Hi I’m a Game Design student. As part of my research, would you please answer a few questions? It will only take 1-2minutes. Thank you.
What sets wildlands apart from similar games?
Do you think Wildlands is successful? Why or why not?
What makes the game successful or not successful?
How do you think it can be improved?
What were the challenges encountered during the development and currently?
What does it take to become successful in developing a story idea for a game?
I think you would get more feedback If you made this anonymous. No intelligent employee would badmouth the company that pays their bills, on their forum, on an official ubiquitous account. I would recommend survey monkey or something of similar sorts. I would send the link directly to the mods/developers you want to talk to, as most UBI members on here are community managers and not developers. Thus their role is less to provide meaningful and honest responses and more to be a PR role of sorts.
Rekt. XDOriginally Posted by crowlecj Go to original post
It's not really the CMs' faults of course. It's Ubi's fault for not finding candidates with creative/technical expertise and a customer service skillset for these roles.
Of course the "talent" don't usually want to talk to customers. No chef wants to wait tables.
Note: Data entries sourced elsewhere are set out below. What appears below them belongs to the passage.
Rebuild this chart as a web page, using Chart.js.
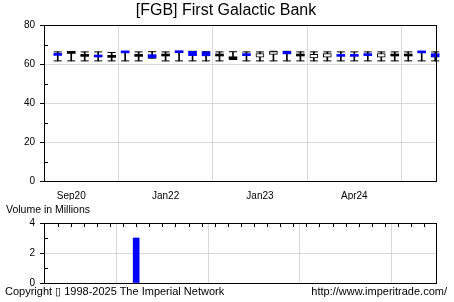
<!DOCTYPE html>
<html>
<head>
<meta charset="utf-8">
<script src="https://cdn.jsdelivr.net/npm/chart.js@4.4.1/dist/chart.umd.min.js"></script>
<style>
  body { margin: 0; background: #fff; }
  #wrap { position: relative; width: 454px; height: 302px; overflow: hidden;
          font-family: "Liberation Sans", Arial, sans-serif; color: #000; }
  canvas { position: absolute; left: 0; }
  .txt { position: absolute; white-space: nowrap; }
  #title { top: 1px; left: 0; width: 452px; text-align: center; font-size: 16px; line-height: 18px; }
  #volLabel { top: 203px; left: 6px; font-size: 10.5px; line-height: 12px; }
  #copy { top: 285px; left: 5px; font-size: 11px; line-height: 13px; }
  #url { top: 285px; right: 7px; font-size: 11px; line-height: 13px; }
</style>
</head>
<body>
<div id="wrap">
  <canvas id="price" width="454" height="200" style="top:0px;width:454px;height:200px"></canvas>
  <canvas id="vol" width="454" height="82" style="top:212px;width:454px;height:82px"></canvas>
  <div class="txt" id="title">[FGB] First Galactic Bank</div>
  <div class="txt" id="volLabel">Volume in Millions</div>
  <div class="txt" id="copy">Copyright &#x25AF; 1998-2025 The Imperial Network</div>
  <div class="txt" id="url">http://www.imperitrade.com/</div>
</div>
<script>
// labelled positions on the time axis
const tickAt = [1, 8, 15, 22];
const tickLabels = ['Sep20', 'Jan22', 'Jan23', 'Apr24'];

// one entry per period
const openP  = [64.4, 66.4, 64.2, 63.6, 64.3, 65.7, 64.2, 63.2, 64.4, 65.8,
                64.3, 64.2, 64.4, 63.7, 64.3, 63.5, 64.9, 65.2, 64.4, 63.1,
                63.5, 63.9, 63.9, 64.3, 63.5, 65.0, 64.4, 65.7, 63.6];
const closeP = [64.8, 65.4, 63.9, 64.6, 63.4, 66.0, 63.9, 64.8, 64.1, 66.1,
                66.5, 66.2, 64.1, 62.4, 64.7, 65.4, 66.4, 66.4, 64.1, 64.9,
                65.3, 64.7, 64.7, 64.6, 65.4, 64.1, 64.1, 66.0, 65.3];
const highP  = [66.2, 66.4, 66.2, 66.2, 65.9, 66.3, 66.2, 66.3, 66.2, 66.3,
                66.5, 66.3, 66.2, 66.3, 66.2, 66.2, 66.5, 66.5, 66.2, 66.2,
                66.2, 66.2, 66.2, 66.2, 66.2, 66.2, 66.2, 66.2, 66.2];
const lowP   = [61.6, 61.6, 61.6, 61.6, 61.6, 61.6, 61.6, 63.0, 61.6, 61.6,
                61.6, 61.6, 61.6, 62.3, 61.6, 61.6, 61.6, 61.6, 61.6, 61.6,
                61.6, 61.6, 61.6, 61.6, 61.6, 61.6, 61.6, 61.6, 61.6];
// up / down / hold
const moves  = ['up', 'down', 'down', 'up', 'down', 'up', 'down', 'up', 'down', 'up',
                'up', 'up', 'down', 'down', 'up', 'hold', 'hold', 'up', 'down', 'hold',
                'hold', 'up', 'up', 'up', 'hold', 'down', 'down', 'up', 'up'];
const volume = [0, 0, 0, 0, 0, 0, 3, 0, 0, 0,
                0, 0, 0, 0, 0, 0, 0, 0, 0, 0,
                0, 0, 0, 0, 0, 0, 0, 0, 0];

const idx = openP.map((v, i) => i);
const gridGrey = '#d9d9d9';
const clear = 'rgba(0,0,0,0)';
const tickFont = { family: '"Liberation Sans", Arial, sans-serif', size: 10 };

// frame round the plot, inner minor ticks, ticks along the top
const framePlugin = {
  id: 'frame',
  afterDatasetsDraw(chart, args, opts) {
    const { ctx, chartArea: a, scales } = chart;
    ctx.save();
    ctx.strokeStyle = '#000';
    ctx.lineWidth = 1;
    ctx.strokeRect(a.left + 0.5, a.top + 0.5, a.right - a.left, a.bottom - a.top);
    ctx.beginPath();
    scales.y.ticks.forEach(t => {
      if (t.value % opts.major !== 0) {
        const y = Math.round(scales.y.getPixelForValue(t.value)) + 0.5;
        ctx.moveTo(a.left, y);
        ctx.lineTo(a.left + 4, y);
      }
    });
    if (opts.topTicks) {
      opts.topTicks.forEach(v => {
        const x = Math.round(scales.x.getPixelForValue(v)) + 0.5;
        ctx.moveTo(x, a.top);
        ctx.lineTo(x, a.top + 4);
      });
    }
    ctx.stroke();
    ctx.restore();
  }
};

const bodyColor = i => moves[i] === 'up' ? '#0000ff' : (moves[i] === 'down' ? '#000000' : '#ffffff');

new Chart(document.getElementById('price'), {
  type: 'bar',
  data: {
    datasets: [
      {
        type: 'bar',
        data: idx.map(i => ({ x: i, y: [openP[i], closeP[i]] })),
        backgroundColor: c => bodyColor(c.dataIndex),
        borderColor: '#000',
        borderWidth: c => moves[c.dataIndex] === 'hold' ? 1 : 0,
        borderSkipped: false,
        barThickness: 8,
        minBarLength: 2,
        grouped: false,
        clip: false,
        order: 1
      },
      {
        type: 'scatter',
        data: idx.map(i => ({ x: i, y: highP[i] })).concat(idx.map(i => ({ x: i, y: lowP[i] }))),
        pointStyle: 'line',
        pointRadius: 4,
        pointBorderColor: '#000',
        pointBorderWidth: 1,
        clip: false,
        order: 2
      },
      {
        type: 'bar',
        data: idx.map(i => ({ x: i, y: [lowP[i], highP[i]] })),
        backgroundColor: '#000',
        barThickness: 1,
        grouped: false,
        clip: false,
        order: 3
      }
    ]
  },
  options: {
    responsive: false,
    animation: false,
    events: [],
    layout: { padding: { top: 25, right: 18, bottom: 0, left: 0 } },
    plugins: {
      legend: { display: false },
      tooltip: { enabled: false },
      frame: { major: 20 }
    },
    scales: {
      x: {
        type: 'linear',
        min: -1.02,
        max: 28.06,
        offset: false,
        afterBuildTicks: s => { s.ticks = tickAt.map(v => ({ value: v })); },
        afterFit: s => { s.height = 19; },
        ticks: {
          autoSkip: false,
          maxRotation: 0,
          padding: 9,
          color: '#000',
          font: tickFont,
          callback: (v, i) => tickLabels[i]
        },
        grid: { color: gridGrey, drawTicks: false },
        border: { color: '#000' }
      },
      y: {
        min: 0,
        max: 80,
        afterFit: s => { s.width = 44; },
        ticks: {
          stepSize: 10,
          padding: 5,
          color: '#000',
          font: tickFont,
          callback: v => v % 20 === 0 ? v : ''
        },
        grid: {
          color: c => (c.tick.value % 20 === 0 && c.tick.value > 0 && c.tick.value < 80) ? gridGrey : clear,
          tickColor: c => c.tick.value % 20 === 0 ? '#000' : clear,
          tickLength: 4
        },
        border: { color: '#000' }
      }
    }
  },
  plugins: [framePlugin]
});

new Chart(document.getElementById('vol'), {
  type: 'bar',
  data: {
    datasets: [{
      // periods with no volume get no bar at all
      data: idx.map(i => ({ x: i, y: volume[i] > 0 ? volume[i] : null })),
      backgroundColor: '#0000ff',
      borderWidth: 0,
      barThickness: 6,
      grouped: false
    }]
  },
  options: {
    responsive: false,
    animation: false,
    events: [],
    layout: { padding: { top: 7, right: 18, bottom: 11, left: 0 } },
    plugins: {
      legend: { display: false },
      tooltip: { enabled: false },
      frame: { major: 2, topTicks: idx }
    },
    scales: {
      x: {
        type: 'linear',
        min: -1.04,
        max: 28.9,
        offset: false,
        afterBuildTicks: s => { s.ticks = tickAt.map(v => ({ value: v })); },
        afterFit: s => { s.height = 0; },
        ticks: { display: false },
        grid: { color: gridGrey, drawTicks: false },
        border: { color: '#000' }
      },
      y: {
        min: 0,
        max: 4,
        afterFit: s => { s.width = 44; },
        ticks: {
          stepSize: 1,
          padding: 5,
          color: '#000',
          font: tickFont,
          callback: v => v % 2 === 0 ? v : ''
        },
        grid: {
          color: c => c.tick.value === 2 ? gridGrey : clear,
          tickColor: c => c.tick.value % 2 === 0 ? '#000' : clear,
          tickLength: 4
        },
        border: { color: '#000' }
      }
    }
  },
  plugins: [framePlugin]
});
</script>
</body>
</html>
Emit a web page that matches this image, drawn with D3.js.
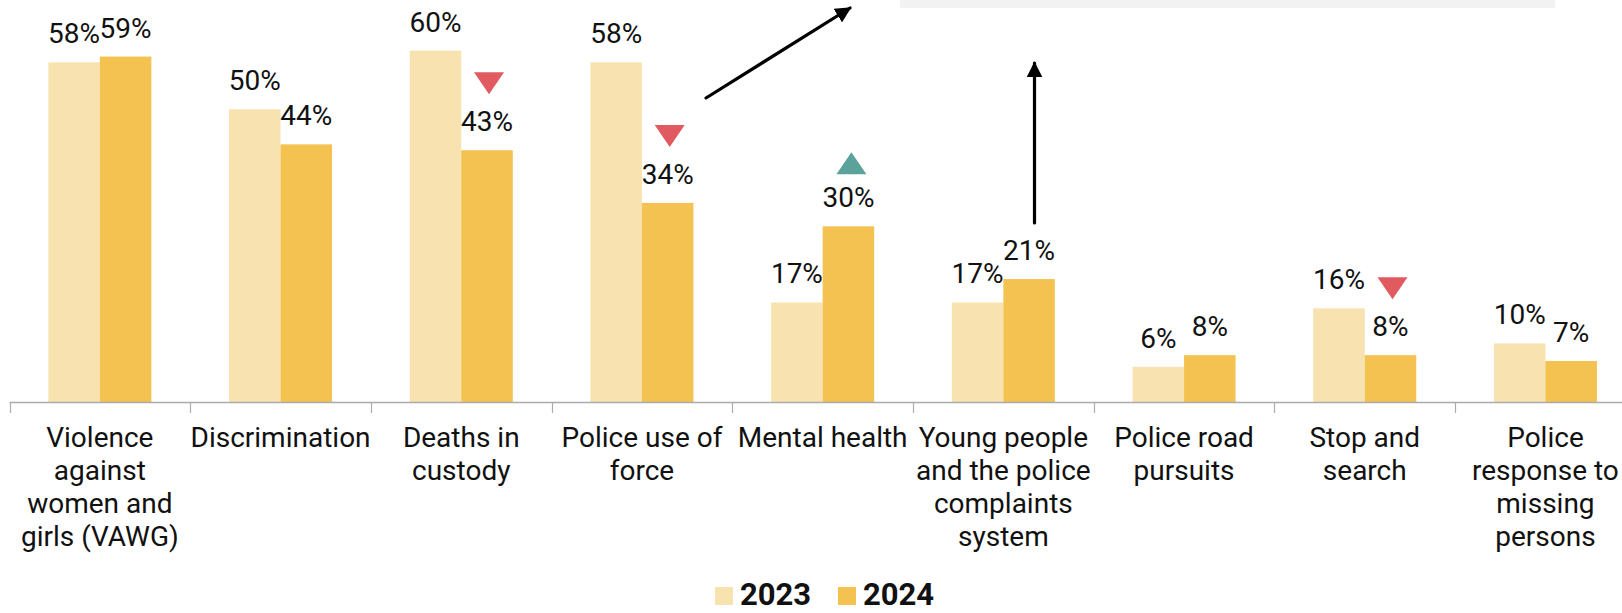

No but you have prepared people to do that as well... call them Chef Students or interns
I really don't envy the CMs jobs because I personally know where they are and the space between the rock and the hard place is thin, difference is in the way you will tell your bosses that you will not lie to the customers even if they hint that you need to learn in order to bring more business.
Unfortunately my answers to these would not be very interesting. A lot of these questions are things we sort of have to let the community decide and tell us.
In trying to find something about Wildlands that you could cite in a paper, I did find this GDC talk on our terrain tools that's available for free: https://www.gdcvault.com/play/102402...dlands-Terrain . It's on the technical side, but it might apply to several of your questions, and it at least looks impressive as a citation.![]()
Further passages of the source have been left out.